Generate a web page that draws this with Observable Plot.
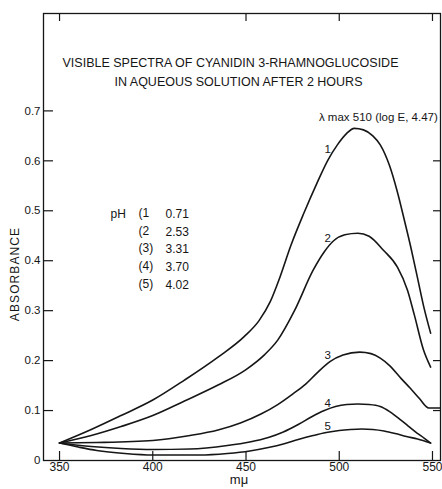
<!DOCTYPE html>
<html><head><meta charset="utf-8">
<script src="https://cdn.jsdelivr.net/npm/d3@7"></script>
<script src="https://cdn.jsdelivr.net/npm/@observablehq/plot@0.6"></script>
<style>body{margin:0;background:#fff} svg{display:block}</style>
</head><body><div id="chart"></div>
<script>
const title1 = "VISIBLE SPECTRA OF CYANIDIN 3-RHAMNOGLUCOSIDE";
const title2 = "IN AQUEOUS SOLUTION AFTER 2 HOURS";
const annotation = "λ max 510 (log E, 4.47)";
const lambdaMax = 510;
const xLabel = "mμ";
const yLabel = "ABSORBANCE";
const curveNames = ["1", "2", "3", "4", "5"];
const phKeys = ["(1", "(2", "(3)", "(4)", "(5)"];
const phValues = ["0.71", "2.53", "3.31", "3.70", "4.02"];
const xTicks = [350, 400, 450, 500, 550];
const xTopTicks = [350, 450, 500, 550];
const yTicks = [0, 0.1, 0.2, 0.3, 0.4, 0.5, 0.6, 0.7];
const yRightTicks = [0.1, 0.2, 0.3, 0.4, 0.5, 0.6];
const labelNm = 496;

const nm1 = [350,367,383,400,417,435,449,457,463,468,474,481,488,494,499,504,508,513,518,522,527,531,535,538.5,542,545.5,549];
const abs1 = [0.035,0.062,0.09,0.121,0.161,0.207,0.248,0.28,0.318,0.365,0.43,0.495,0.555,0.602,0.632,0.655,0.665,0.662,0.65,0.632,0.59,0.54,0.48,0.425,0.365,0.305,0.255];
const nm2 = [350,367,383,400,417,435,450,460,467,476,486,492,497,503,510,516,523.7,531.2,536.6,540.3,545.2,549];
const abs2 = [0.035,0.05,0.068,0.09,0.119,0.151,0.182,0.212,0.241,0.30,0.381,0.418,0.44,0.452,0.455,0.449,0.421,0.387,0.341,0.291,0.221,0.187];
const nm3 = [350,370,400,420,435,447,458,467,475,482,488,495,502,511,517,522,527,533,538,543,548,554];
const abs3 = [0.035,0.036,0.04,0.05,0.061,0.075,0.093,0.112,0.133,0.153,0.175,0.198,0.211,0.217,0.214,0.205,0.19,0.165,0.145,0.124,0.105,0.105];
const nm4 = [350,367,383,400,420,440,452,462,470,478,485,492,498,504,510,516,522,527,532.7,537,541.7,545.5,549];
const abs4 = [0.035,0.028,0.024,0.022,0.023,0.03,0.037,0.046,0.057,0.072,0.087,0.1,0.108,0.112,0.113,0.112,0.108,0.098,0.082,0.069,0.055,0.045,0.035];
const nm5 = [350,360,370,385,400,425,440,452,462,470,478,486,493,500,506,512,518,524,530,536,542,549];
const abs5 = [0.035,0.027,0.02,0.014,0.011,0.011,0.014,0.019,0.026,0.033,0.042,0.05,0.056,0.06,0.062,0.063,0.062,0.059,0.054,0.048,0.043,0.035];

const nmSets = [nm1, nm2, nm3, nm4, nm5];
const absSets = [abs1, abs2, abs3, abs4, abs5];
const rows = [];
curveNames.forEach((name, i) => nmSets[i].forEach((x, j) => rows.push({name, nm: x, abs: absSets[i][j]})));

function valueAt(xs, ys, x) {
  for (let j = 1; j < xs.length; j++) {
    if (xs[j] >= x) { const t = (x - xs[j-1]) / (xs[j] - xs[j-1]); return ys[j-1] + t * (ys[j] - ys[j-1]); }
  }
  return ys[ys.length - 1];
}
const labels = curveNames.map((name, i) => ({name, nm: labelNm, abs: valueAt(nmSets[i], absSets[i], labelNm)}));
const peak = [{nm: lambdaMax, abs: d3.max(abs1)}];

const W = 442, H = 489;
const mL = 43, mR = 2, mT = 13, mB = 29;
const fw = W - mL - mR, fh = H - mT - mB;
const ink = "#161616";
const font = "Liberation Sans, Arial, sans-serif";

const chart = Plot.plot({
  width: W, height: H,
  marginLeft: mL, marginRight: mR, marginTop: mT, marginBottom: mB,
  style: {fontFamily: font, fontSize: "11px", color: ink, background: "#fff"},
  x: {domain: [341.4, 554.3]},
  y: {domain: [0, 0.895]},
  marks: [
    Plot.frame({stroke: ink, strokeWidth: 1.3}),
    Plot.line(rows, {x: "nm", y: "abs", z: "name", curve: "monotone-x", stroke: ink, strokeWidth: 1.6}),
    Plot.tickX(xTicks, {x: d => d, insetTop: fh - 9, stroke: ink, strokeWidth: 1.2}),
    Plot.tickX(xTopTicks, {x: d => d, insetBottom: fh - 8, stroke: ink, strokeWidth: 1.2}),
    Plot.tickY(yTicks.filter(v => v > 0), {y: d => d, insetRight: fw - 10, stroke: ink, strokeWidth: 1.2}),
    Plot.tickY(yRightTicks, {y: d => d, insetLeft: fw - 7, stroke: ink, strokeWidth: 1.2}),
    Plot.axisX(xTicks, {tickSize: 0, tickPadding: 2, fontSize: 12, label: null}),
    Plot.axisY(yTicks, {tickSize: 0, tickPadding: 3, fontSize: 11.5, label: null, tickFormat: d => d === 0 ? "0" : d.toFixed(1)}),
    Plot.text([xLabel], {text: d => d, frameAnchor: "bottom", dx: -3, dy: 23.5, fontSize: 13, fill: ink}),
    Plot.text([yLabel], {text: d => d, frameAnchor: "left", textAnchor: "middle", rotate: -90, dx: -28, dy: 37, fontSize: 12, fill: ink}),
    Plot.text([title1], {text: d => d, frameAnchor: "top", dx: -11.5, dy: 45, fontSize: 12.5, fill: ink}),
    Plot.text([title2], {text: d => d, frameAnchor: "top", dx: -3.5, dy: 64, fontSize: 12.5, fill: ink}),
    Plot.text(peak, {x: "nm", y: "abs", text: () => annotation, textAnchor: "start", dx: -39, dy: -11, fontSize: 11.5, fill: ink}),
    Plot.text(labels, {x: "nm", y: "abs", text: "name", textAnchor: "end", dx: -1, dy: -5, fontSize: 11.5, fill: ink}),
    Plot.text(["pH"], {text: d => d, frameAnchor: "top-left", textAnchor: "start", dx: 67, dy: 196, fontSize: 12, fill: ink}),
    Plot.text([phKeys.join("\n")], {text: d => d, frameAnchor: "top-left", textAnchor: "start", lineAnchor: "top", lineHeight: 1.47, dx: 95, dy: 191, fontSize: 12, fill: ink}),
    Plot.text([phValues.join("\n")], {text: d => d, frameAnchor: "top-left", textAnchor: "start", lineAnchor: "top", lineHeight: 1.47, dx: 122, dy: 192, fontSize: 12, fill: ink})
  ]
});
d3.select(chart).selectAll("text").filter(function() { return this.textContent === yLabel; }).attr("letter-spacing", "1.1px");
document.getElementById("chart").appendChild(chart);
</script>
</body></html>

• TASK DETAILS
Omitting all images, print the listing exactly.

• SOLUTION FOR THIS PROBLEM
Generate a web page that draws this with Observable Plot.
<!DOCTYPE html>
<html><head><meta charset="utf-8">
<script src="https://cdn.jsdelivr.net/npm/d3@7"></script>
<script src="https://cdn.jsdelivr.net/npm/@observablehq/plot@0.6"></script>
<style>body{margin:0;background:#fff} svg{display:block}</style>
</head><body><div id="chart"></div>
<script>
const title1 = "VISIBLE SPECTRA OF CYANIDIN 3-RHAMNOGLUCOSIDE";
const title2 = "IN AQUEOUS SOLUTION AFTER 2 HOURS";
const annotation = "λ max 510 (log E, 4.47)";
const lambdaMax = 510;
const xLabel = "mμ";
const yLabel = "ABSORBANCE";
const curveNames = ["1", "2", "3", "4", "5"];
const phKeys = ["(1", "(2", "(3)", "(4)", "(5)"];
const phValues = ["0.71", "2.53", "3.31", "3.70", "4.02"];
const xTicks = [350, 400, 450, 500, 550];
const xTopTicks = [350, 450, 500, 550];
const yTicks = [0, 0.1, 0.2, 0.3, 0.4, 0.5, 0.6, 0.7];
const yRightTicks = [0.1, 0.2, 0.3, 0.4, 0.5, 0.6];
const labelNm = 496;

const nm1 = [350,367,383,400,417,435,449,457,463,468,474,481,488,494,499,504,508,513,518,522,527,531,535,538.5,542,545.5,549];
const abs1 = [0.035,0.062,0.09,0.121,0.161,0.207,0.248,0.28,0.318,0.365,0.43,0.495,0.555,0.602,0.632,0.655,0.665,0.662,0.65,0.632,0.59,0.54,0.48,0.425,0.365,0.305,0.255];
const nm2 = [350,367,383,400,417,435,450,460,467,476,486,492,497,503,510,516,523.7,531.2,536.6,540.3,545.2,549];
const abs2 = [0.035,0.05,0.068,0.09,0.119,0.151,0.182,0.212,0.241,0.30,0.381,0.418,0.44,0.452,0.455,0.449,0.421,0.387,0.341,0.291,0.221,0.187];
const nm3 = [350,370,400,420,435,447,458,467,475,482,488,495,502,511,517,522,527,533,538,543,548,554];
const abs3 = [0.035,0.036,0.04,0.05,0.061,0.075,0.093,0.112,0.133,0.153,0.175,0.198,0.211,0.217,0.214,0.205,0.19,0.165,0.145,0.124,0.105,0.105];
const nm4 = [350,367,383,400,420,440,452,462,470,478,485,492,498,504,510,516,522,527,532.7,537,541.7,545.5,549];
const abs4 = [0.035,0.028,0.024,0.022,0.023,0.03,0.037,0.046,0.057,0.072,0.087,0.1,0.108,0.112,0.113,0.112,0.108,0.098,0.082,0.069,0.055,0.045,0.035];
const nm5 = [350,360,370,385,400,425,440,452,462,470,478,486,493,500,506,512,518,524,530,536,542,549];
const abs5 = [0.035,0.027,0.02,0.014,0.011,0.011,0.014,0.019,0.026,0.033,0.042,0.05,0.056,0.06,0.062,0.063,0.062,0.059,0.054,0.048,0.043,0.035];

const nmSets = [nm1, nm2, nm3, nm4, nm5];
const absSets = [abs1, abs2, abs3, abs4, abs5];
const rows = [];
curveNames.forEach((name, i) => nmSets[i].forEach((x, j) => rows.push({name, nm: x, abs: absSets[i][j]})));

function valueAt(xs, ys, x) {
  for (let j = 1; j < xs.length; j++) {
    if (xs[j] >= x) { const t = (x - xs[j-1]) / (xs[j] - xs[j-1]); return ys[j-1] + t * (ys[j] - ys[j-1]); }
  }
  return ys[ys.length - 1];
}
const labels = curveNames.map((name, i) => ({name, nm: labelNm, abs: valueAt(nmSets[i], absSets[i], labelNm)}));
const peak = [{nm: lambdaMax, abs: d3.max(abs1)}];

const W = 442, H = 489;
const mL = 43, mR = 2, mT = 13, mB = 29;
const fw = W - mL - mR, fh = H - mT - mB;
const ink = "#161616";
const font = "Liberation Sans, Arial, sans-serif";

const chart = Plot.plot({
  width: W, height: H,
  marginLeft: mL, marginRight: mR, marginTop: mT, marginBottom: mB,
  style: {fontFamily: font, fontSize: "11px", color: ink, background: "#fff"},
  x: {domain: [341.4, 554.3]},
  y: {domain: [0, 0.895]},
  marks: [
    Plot.frame({stroke: ink, strokeWidth: 1.3}),
    Plot.line(rows, {x: "nm", y: "abs", z: "name", curve: "monotone-x", stroke: ink, strokeWidth: 1.6}),
    Plot.tickX(xTicks, {x: d => d, insetTop: fh - 9, stroke: ink, strokeWidth: 1.2}),
    Plot.tickX(xTopTicks, {x: d => d, insetBottom: fh - 8, stroke: ink, strokeWidth: 1.2}),
    Plot.tickY(yTicks.filter(v => v > 0), {y: d => d, insetRight: fw - 10, stroke: ink, strokeWidth: 1.2}),
    Plot.tickY(yRightTicks, {y: d => d, insetLeft: fw - 7, stroke: ink, strokeWidth: 1.2}),
    Plot.axisX(xTicks, {tickSize: 0, tickPadding: 2, fontSize: 12, label: null}),
    Plot.axisY(yTicks, {tickSize: 0, tickPadding: 3, fontSize: 11.5, label: null, tickFormat: d => d === 0 ? "0" : d.toFixed(1)}),
    Plot.text([xLabel], {text: d => d, frameAnchor: "bottom", dx: -3, dy: 23.5, fontSize: 13, fill: ink}),
    Plot.text([yLabel], {text: d => d, frameAnchor: "left", textAnchor: "middle", rotate: -90, dx: -28, dy: 37, fontSize: 12, fill: ink}),
    Plot.text([title1], {text: d => d, frameAnchor: "top", dx: -11.5, dy: 45, fontSize: 12.5, fill: ink}),
    Plot.text([title2], {text: d => d, frameAnchor: "top", dx: -3.5, dy: 64, fontSize: 12.5, fill: ink}),
    Plot.text(peak, {x: "nm", y: "abs", text: () => annotation, textAnchor: "start", dx: -39, dy: -11, fontSize: 11.5, fill: ink}),
    Plot.text(labels, {x: "nm", y: "abs", text: "name", textAnchor: "end", dx: -1, dy: -5, fontSize: 11.5, fill: ink}),
    Plot.text(["pH"], {text: d => d, frameAnchor: "top-left", textAnchor: "start", dx: 67, dy: 196, fontSize: 12, fill: ink}),
    Plot.text([phKeys.join("\n")], {text: d => d, frameAnchor: "top-left", textAnchor: "start", lineAnchor: "top", lineHeight: 1.47, dx: 95, dy: 191, fontSize: 12, fill: ink}),
    Plot.text([phValues.join("\n")], {text: d => d, frameAnchor: "top-left", textAnchor: "start", lineAnchor: "top", lineHeight: 1.47, dx: 122, dy: 192, fontSize: 12, fill: ink})
  ]
});
d3.select(chart).selectAll("text").filter(function() { return this.textContent === yLabel; }).attr("letter-spacing", "1.1px");
document.getElementById("chart").appendChild(chart);
</script>
</body></html>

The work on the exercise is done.